Una delle prospettive plausibili per il futuro della rete di Tim potrebbe essere alla societarizzazione dell’infrastruttura, includendola in una nuova società che consentirebbe la piena trasparenza contabile della rete e garantirebbe gli eventuali presidi di governance che potrebbero eventualmente essere richiesti.
Intanto l’operatore – secondo l’anticipazione non confermata dall’azienda pubblicata oggi dal Sole24ore – ha depositato al comitato poteri speciali di Palazzo Chigi la notifica che era stata richiesta con l’avvio della procedura sulla possibile applicazione del golden power, basandola però non sull’articolo 1 della legge 56 del 2012, quella che regola gli asset fondamentali per la difesa e la sicurezza nazionale, ma sull’articolo 2, che riguarda gli asset di rilevanza strategica nel settore delle comunicazioni. Azione che apre di fatto il procedimento del vaglio governativo sul dossier, con l’inizio del confronto tra l’esecutivo e Tim, e che potrebbe annoverare tra le possibili soluzioni conseguenti al controllo di Vivendi su Tim la prospettiva della societarizzazione della rete, che rimarrebbe in ogni caso pienamente sotto il controllo dell’operatore, senza “espropri” o separazioni proprietarie.
Probabile che il comitato poteri speciali, prima di dettare eventuali condizioni o prescrizioni all’operatore, possa chiedere di vagliare il piano industriale sulla rete, approfondendo i temi della valorizzazione degli investimenti e della tutela della sicurezza, intervenendo anche sul campo degli assetti organizzativi con l’obiettivo di tutelare gli interessi pubblici nella vicenda.

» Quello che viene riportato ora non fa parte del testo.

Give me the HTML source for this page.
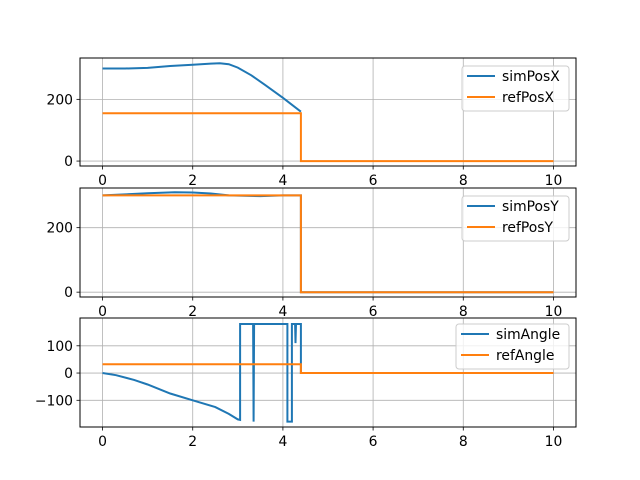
<!DOCTYPE html>
<html><head><meta charset="utf-8"><style>
body{margin:0;background:#fff}
svg{display:block;font-family:"DejaVu Sans","Liberation Sans",sans-serif}
</style></head><body>
<svg id="c" width="640" height="480"></svg>
<script>
// subplot 1
const simXT=[0,0.5,1,1.5,2,2.4,2.6,2.8,3,3.3,3.6,4,4.4];
const simXV=[300,300,302,308,312,316,317,314,303,278,247,205,160];
const refXT=[0,4.4,4.4,10];
const refXV=[155,155,0,0];
// subplot 2
const simYT=[0,0.5,1,1.6,2,2.4,2.8,3.5,4,4.4,4.4,10];
const simYV=[300,303,307,310,309,306,300,298,300,300,0,0];
const refYT=[0,4.4,4.4,10];
const refYV=[300,300,0,0];
// subplot 3
const simAT=[0,0.3,0.7,1,1.5,2,2.5,2.8,3.0,3.05,3.05,3.34,3.35,3.36,4.1,4.1,4.2,4.2,4.27,4.28,4.29,4.4,4.4,10];
const simAV=[0,-8,-25,-42,-75,-100,-125,-150,-170,-172,180,180,-178,180,180,-178,-178,180,180,110,180,180,0,0];
const refAT=[0,4.4,4.4,10];
const refAV=[32,32,0,0];
const xTicks=[0,2,4,6,8,10];
const ticks1=[0,200],ticks2=[0,200],ticks3=[-100,0,100];

const svg=document.getElementById('c');const NS='http://www.w3.org/2000/svg';
function el(t,a,p){const e=document.createElementNS(NS,t);for(const k in a)e.setAttribute(k,a[k]);(p||svg).appendChild(e);return e;}
const X0=80,X1=576;
const xs=t=>X0+(t+0.5)/11*(X1-X0);
function panel(top,bot,ymin,ymax,yt,series,legend,leg){
  const ys=v=>bot-(v-ymin)/(ymax-ymin)*(bot-top);
  const g=el('g',{});
  
  
  xTicks.forEach(t=>{el('line',{x1:xs(t),x2:xs(t),y1:top,y2:bot,stroke:'#b0b0b0','stroke-width':0.8},g);
    el('line',{x1:xs(t),x2:xs(t),y1:bot,y2:bot+3.5,stroke:'#000','stroke-width':0.8},g);
    const tx=el('text',{x:xs(t),y:bot+19,'font-size':13.9,'text-anchor':'middle'},g);tx.textContent=t;
    });
  yt.forEach(v=>{el('line',{x1:X0,x2:X1,y1:ys(v),y2:ys(v),stroke:'#b0b0b0','stroke-width':0.8},g);
    el('line',{x1:X0-3.5,x2:X0,y1:ys(v),y2:ys(v),stroke:'#000','stroke-width':0.8},g);
    const tx=el('text',{x:X0-7,y:ys(v)+5,'font-size':13.9,'text-anchor':'end'},g);tx.textContent=v<0?'\u2212'+(-v):v;
    });
  const cols=['#1f77b4','#ff7f0e'];
  series.forEach((s,i)=>{const d=s[0].map((t,j)=>(j?'L':'M')+xs(t).toFixed(1)+','+ys(s[1][j]).toFixed(1)).join('');
    const p=el('path',{d:d,fill:'none',stroke:cols[i],'stroke-width':2},g);
    });
  el('rect',{x:X0,y:top,width:X1-X0,height:bot-top,fill:'none',stroke:'#000','stroke-width':1},g);
  const lg=el('g',{},g);
  el('rect',{x:leg[0],y:leg[1],width:569-leg[0],height:45,rx:3,fill:'#fff','fill-opacity':0.8,stroke:'#ccc'},lg);
  legend.forEach((n,i)=>{const y=leg[1]+10+i*21;
    el('line',{x1:leg[0]+5,x2:leg[0]+33,y1:y,y2:y,stroke:cols[i],'stroke-width':2},lg);
    const tx=el('text',{x:leg[0]+40,y:y+5,'font-size':13.9},lg);tx.textContent=n;
    });
}
panel(58,166,-16,334,ticks1,[[simXT,simXV],[refXT,refXV]],['simPosX','refPosX'],[462,66]);
panel(188,297,-15,323,ticks2,[[simYT,simYV],[refYT,refYV]],['simPosY','refPosY'],[462,196]);
panel(318,427,-198,202,ticks3,[[simAT,simAV],[refAT,refAV]],['simAngle','refAngle'],[456,324]);
</script>
</body></html>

Quella della societarizzazione tra l’altro è una via già seguita da Tim con Sparkle, che è una società per azioni a sé stante, ma controllata al 100% dall’operatore. Una soluzione di questo genere tra l’altro “supererebbe” quanto avviane nel Regno Unito con Open Reach, situazione che è stata da più parti proposta come esempio della possibile “evoluzione” della rete Tim: in quel caso infatti la rete di Bt è una struttura separata dall’operatore dal punto di vista funzionale, con un board separato, anche se non formalmente separata dal punto di vista societario. La separazione funzionale è già realtà sulla rete Tim con Open Access, con l’accesso alla rete che prevede le stesse condizioni per Telecom e per tutti gli altri Olo, sotto la supervisione di un organo di vigilanza nominato da Agcom.